Cette requête était basée sur l'article 110 de l'Acte des Territoires du Nord-Ouest, qui avait été le fondement de l'Acte de la Saskatchewan de 1905. Selon l'avocat de la couronne, l'article 110 n'était plus en vigueur et, que même s'il l'était encore, sa portée était très limitée.

Leur décision allait forcer les tribunaux à rendre un jugement sur le statut légal du français dans la province.

Dans son jugement rendu le 15 avril 1981, le juge Deshaye reconnaissait que l'article 110 était bel et bien encore en vigueur. Mais, il a seulement accordé au père Mercure le droit à un interprète à son procès. De plus, il ajoutait : « I therefore conclude that the defendant has no basis on which to insist that provincial legislation be printed in both English and French. » Il en arrivait à cette conclusion parce qu'à son avis, le pouvoir de rédiger des statuts relevait de l'Acte de la Saskatchewan et non pas de l'Acte des Territoires du Nord-Ouest.

Le père André Mercure et Maître Raymond Blais en ont appelé de la décision du juge Deshaye. Le 29 octobre 1985, soit quatre ans plus tard, les juges de la Cour d'appel ont maintenu la décision du juge Deshaye. La prochaine étape était donc de faire appel à la Cour suprême du Canada.

L'Eau vive du 3 mars 1988Toutefois, la santé du père Mercure préoccupait les leaders de la francophonie canadienne. Il avait été diagnostiqué avec un cancer. Le 15 avril 1986, le Conseil d'administration de l'ACFC a donc décidé de demander à la Cour suprême d'intervenir dans cette cause afin qu’elle se poursuive advenant la mort du père Mercure.

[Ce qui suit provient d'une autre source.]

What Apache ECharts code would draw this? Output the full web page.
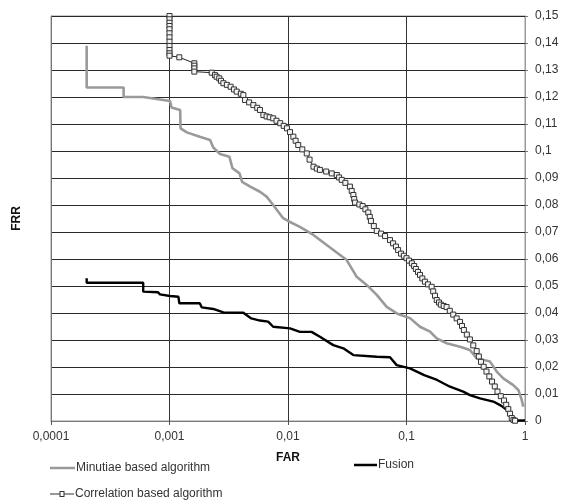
<!DOCTYPE html>
<html>
<head>
<meta charset="utf-8">
<script src="https://cdn.jsdelivr.net/npm/echarts@6/dist/echarts.min.js"></script>
<style>html,body{margin:0;padding:0;background:#fff}#chart{width:563px;height:503px}</style>
</head>
<body>
<div id="chart"></div>
<script>
// ---- data (FAR on log x, FRR on y) ----
const seriesNames = ['Minutiae based algorithm', 'Correlation based algorithm', 'Fusion'];

const minutiaeFAR = [0.0002,0.0002,0.00041,0.00041,0.0006,0.00083,0.00101,0.00104,0.00123,0.00124,0.0014,0.0018,0.0022,0.00234,0.00267,0.0032,0.0034,0.0039,0.0041,0.0048,0.0058,0.0066,0.0075,0.0091,0.0104,0.0126,0.0164,0.0212,0.0275,0.0313,0.038,0.0461,0.0561,0.0681,0.0848,0.107,0.13,0.158,0.18,0.218,0.283,0.343,0.391,0.507,0.577,0.656,0.796,0.879,0.938,0.968];
const minutiaeFRR = [0.139,0.1235,0.1235,0.12,0.12,0.1191,0.1185,0.1161,0.1152,0.1084,0.1069,0.1053,0.1041,0.1013,0.0989,0.0979,0.0936,0.0917,0.0886,0.0868,0.0849,0.0831,0.08,0.0751,0.0737,0.0719,0.0689,0.0652,0.0615,0.0596,0.0534,0.0504,0.0467,0.0423,0.0396,0.0381,0.0349,0.0331,0.0306,0.0288,0.0275,0.0263,0.0232,0.022,0.0183,0.0158,0.0133,0.0115,0.0078,0.0053];

const correlationFAR = [0.001,0.001,0.001,0.001,0.001,0.001,0.001,0.001,0.001,0.001,0.001,0.001,
  0.00121,0.00162,0.00162,0.00162,0.00162,0.00227,0.00242,0.0025,0.00263,0.00272,0.00285,0.00305,0.00328,0.0035,0.00369,0.004,0.0042,0.00434,0.0047,0.0051,0.0055,0.0058,0.0062,0.0066,0.007,0.0075,0.008,0.0086,0.0092,0.0098,
  0.0104,0.0111,0.0116,0.0122,0.0132,0.0144,0.0152,0.0164,0.0175,0.0186,0.021,0.0234,0.0258,0.027,0.0284,0.0305,0.0333,0.0345,0.0356,0.0362,0.0368,0.04,0.0426,0.045,0.0476,0.049,0.0501,0.053,0.0561,0.061,0.0659,0.0726,0.077,0.0815,0.085,0.0899,0.095,
  0.1,0.105,0.111,0.116,0.12,0.125,0.13,0.136,0.143,0.152,0.163,0.168,0.174,0.18,0.188,0.195,0.206,0.218,0.232,0.248,0.265,0.283,0.294,0.305,0.323,0.343,0.366,0.391,0.408,0.425,0.448,0.473,0.5,0.527,0.556,0.586,0.625,0.665,0.694,0.723,0.748,0.773,0.8,0.824];
const correlationFRR = [0.15,0.1488,0.1475,0.1463,0.1451,0.1436,0.1421,0.1405,0.1389,0.1374,0.1362,0.1353,
  0.1347,0.1325,0.1316,0.1306,0.1294,0.129,0.1281,0.1275,0.1269,0.126,0.1251,0.1245,0.1238,0.1228,0.122,0.1212,0.1207,0.1189,0.118,0.117,0.116,0.1152,0.1133,0.1128,0.1125,0.1121,0.1112,0.1103,0.1093,0.1084,
  0.107,0.1053,0.1038,0.1022,0.1006,0.0991,0.0968,0.0942,0.0935,0.093,0.0924,0.0917,0.0911,0.0902,0.0893,0.0882,0.0868,0.0852,0.0837,0.0822,0.0809,0.0802,0.0796,0.0784,0.0772,0.0756,0.0741,0.0722,0.0704,0.0694,0.0685,0.067,0.0658,0.0646,0.0633,0.062,0.0612,
  0.0603,0.0594,0.0584,0.0574,0.0563,0.0552,0.0541,0.0528,0.0516,0.0506,0.0497,0.048,0.0464,0.0448,0.0439,0.0431,0.0426,0.0422,0.0408,0.0394,0.038,0.0367,0.0352,0.0337,0.032,0.0302,0.028,0.0259,0.0239,0.0219,0.0201,0.0183,0.0165,0.0146,0.0128,0.0109,0.0092,0.0076,0.006,0.0044,0.0027,0.0011,0.0004,0.0001];

const fusionFAR = [0.0002,0.0002,0.0006,0.0006,0.0008,0.00083,0.00101,0.00119,0.00121,0.0018,0.00187,0.00234,0.00285,0.0042,0.0049,0.0058,0.0068,0.0075,0.0104,0.0126,0.0158,0.0186,0.0241,0.0293,0.0356,0.0561,0.0726,0.0826,0.107,0.141,0.181,0.233,0.301,0.343,0.417,0.54,0.627,0.705,0.773,0.824,1];
const fusionFRR = [0.0529,0.0512,0.0512,0.0479,0.0477,0.0469,0.0463,0.046,0.0436,0.0436,0.0421,0.0415,0.0402,0.0401,0.038,0.0372,0.0368,0.0349,0.0343,0.033,0.033,0.0312,0.0281,0.0269,0.0244,0.0238,0.0236,0.0207,0.0195,0.017,0.0152,0.0127,0.0109,0.0096,0.0084,0.0072,0.0057,0.0041,0.0016,0.0002,0.0002];

const xTicks = ['0,0001','0,001','0,01','0,1','1'];

const zip = (a, b) => a.map((v, i) => [v, b[i]]);
const fmt = v => String(parseFloat(Number(v).toPrecision(6))).replace('.', ',');
const FONT = "'Liberation Sans', Arial, sans-serif";

const lineIcon = w => 'path://M0,0 H' + w + ' V2.5 H0 Z';
const corrIcon = 'path://M0,2.5 H9.5 V3.5 H0 Z M14.5,2.5 H24 V3.5 H14.5 Z M9.5,0 H14.5 V1 H9.5 Z M9.5,5 H14.5 V6 H9.5 Z M9.5,0 H10.5 V6 H9.5 Z M13.5,0 H14.5 V6 H13.5 Z';
const legText = {fontFamily: FONT, fontSize: 12, color: '#333', padding: [0,0,0,-4]};

const chart = echarts.init(document.getElementById('chart'), null, {renderer: 'canvas'});
chart.setOption({
  animation: false,
  backgroundColor: '#fff',
  grid: {left: 51, right: 38, top: 16, bottom: 82, show: true, borderColor: '#999', borderWidth: 1},
  xAxis: {
    type: 'log', logBase: 10, min: 0.0001, max: 1,
    name: 'FAR', nameLocation: 'middle', nameGap: 31,
    nameTextStyle: {fontFamily: FONT, fontSize: 12, fontWeight: 'bold', color: '#111'},
    axisLine: {show: true, lineStyle: {color: '#777', width: 1}},
    axisTick: {show: true, length: 4, inside: false, lineStyle: {color: '#555'}},
    minorTick: {show: false},
    axisLabel: {fontFamily: FONT, fontSize: 12, color: '#333', margin: 10,
      formatter: v => { const e = Math.round(Math.log10(v)); return xTicks[e + 4]; }},
    splitLine: {show: true, lineStyle: {color: '#333', width: 1}}
  },
  yAxis: [{
    type: 'value', position: 'right', min: 0, max: 0.15, interval: 0.01,
    axisLine: {show: true, lineStyle: {color: '#999', width: 1}},
    axisTick: {show: true, length: 3, lineStyle: {color: '#777'}},
    axisLabel: {fontFamily: FONT, fontSize: 12, color: '#333', margin: 10, formatter: v => fmt(v)},
    splitLine: {show: true, lineStyle: {color: '#2a2a2a', width: 1}}
  }, {
    type: 'value', position: 'left', min: 0, max: 0.15, interval: 0.01,
    name: 'FRR', nameLocation: 'middle', nameGap: 28, nameRotate: 90,
    nameTextStyle: {fontFamily: FONT, fontSize: 12, fontWeight: 'bold', color: '#111'},
    axisLine: {show: true, lineStyle: {color: '#777', width: 1}},
    axisTick: {show: false}, axisLabel: {show: false}, splitLine: {show: false}
  }],
  legend: [
    {data: [{name: seriesNames[0], icon: lineIcon(25), itemStyle: {color: '#9a9a9a', borderWidth: 0}}],
     left: 50, top: 462, padding: 0, itemWidth: 25, itemHeight: 2.5, textStyle: legText},
    {data: [{name: seriesNames[2], icon: lineIcon(23), itemStyle: {color: '#000', borderWidth: 0}}],
     left: 354, top: 459, padding: 0, itemWidth: 23, itemHeight: 2.5, textStyle: legText},
    {data: [{name: seriesNames[1], icon: corrIcon, itemStyle: {color: '#333', borderWidth: 0}}],
     left: 50, top: 488, padding: 0, itemWidth: 24, itemHeight: 6, textStyle: legText}
  ],
  series: [
    {name: seriesNames[0], type: 'line', data: zip(minutiaeFAR, minutiaeFRR), symbol: 'none',
     lineStyle: {color: '#9a9a9a', width: 2.6}, itemStyle: {color: '#9a9a9a'}, z: 2},
    {name: seriesNames[2], type: 'line', data: zip(fusionFAR, fusionFRR), symbol: 'none',
     lineStyle: {color: '#000', width: 2.4}, itemStyle: {color: '#000'}, z: 3},
    {name: seriesNames[1], type: 'line', data: zip(correlationFAR, correlationFRR),
     symbol: 'rect', symbolSize: 5, showSymbol: true,
     lineStyle: {color: '#222', width: 1}, itemStyle: {color: '#f4f4f4', borderColor: '#333', borderWidth: 1}, z: 4}
  ]
});
</script>
</body>
</html>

Heureuse décision pour la communauté fransaskoise car deux semaines plus tard, le 29 avril 1986, le père André Mercure décède. D'autres associations francophones et anglophones se sont ajoutées à la liste d'intervenant. En décembre 1987, la juge Claire L'Heureux-Dubé a accepté que l'Association canadienne-française de l'Alberta et l'Alliance Québec interviennent avec l'ACFC dans le Cas Mercure. Le cas a été entendu par la Cour suprême du Canada en décembre 1987. Son jugement a été rendu en février 1988, une semaine seulement après le jugement Wimmer qui accordait aux Fransaskois le droit de gérer leurs écoles.

Le 25 février 1988, la Cour suprême du Canada a reconnu que l'article 110 de l'Acte des Territoires du Nord-Ouest avait bel et bien été incorporé dans l'Acte de la Saskatchewan de 1905 et que cet article était donc encore en vigueur. Le français avait encore un statut légal à l'Assemblée législative et devant les tribunaux de la province. De plus, les lois de la province devaient être adoptées en anglais et en français. Toutes les lois adoptées depuis 1905 n'étaient donc pas valides.

Le plus haut tribunal du pays laissait toutefois une porte de sortie à la province. Puisque les droits des francophones ne font pas partie de la constitution de la Saskatchewan, l'Assemblée législative de la province pourrait, si elle le voulait, « adopter une loi pour abroger l'article 110 et ainsi continuer la Saskatchewan dans ses traditions unilingues. »

À la fin mars 1988, l'ACFC a proposé au gouvernement Devine certains amendements pour garantir les droits des francophones à l'Assemblée législative et devant les tribunaux. De plus, elle a suggéré un échéancier pour la traduction des lois en français. La province a répondu à l'ACFC le 4 avril par le dépôt du projet de la Loi 2 visant à abroger l'article 110. Le nom de Bob Andrew, ministre de la justice à l'époque, est le plus associé à la Loi 2. Les droits des francophones étaient dorénavant remis entre les mains du Cabinet ou de l'Assemblée législative.

La Saskatchewan aura été province bilingue pour un peu moins de deux mois.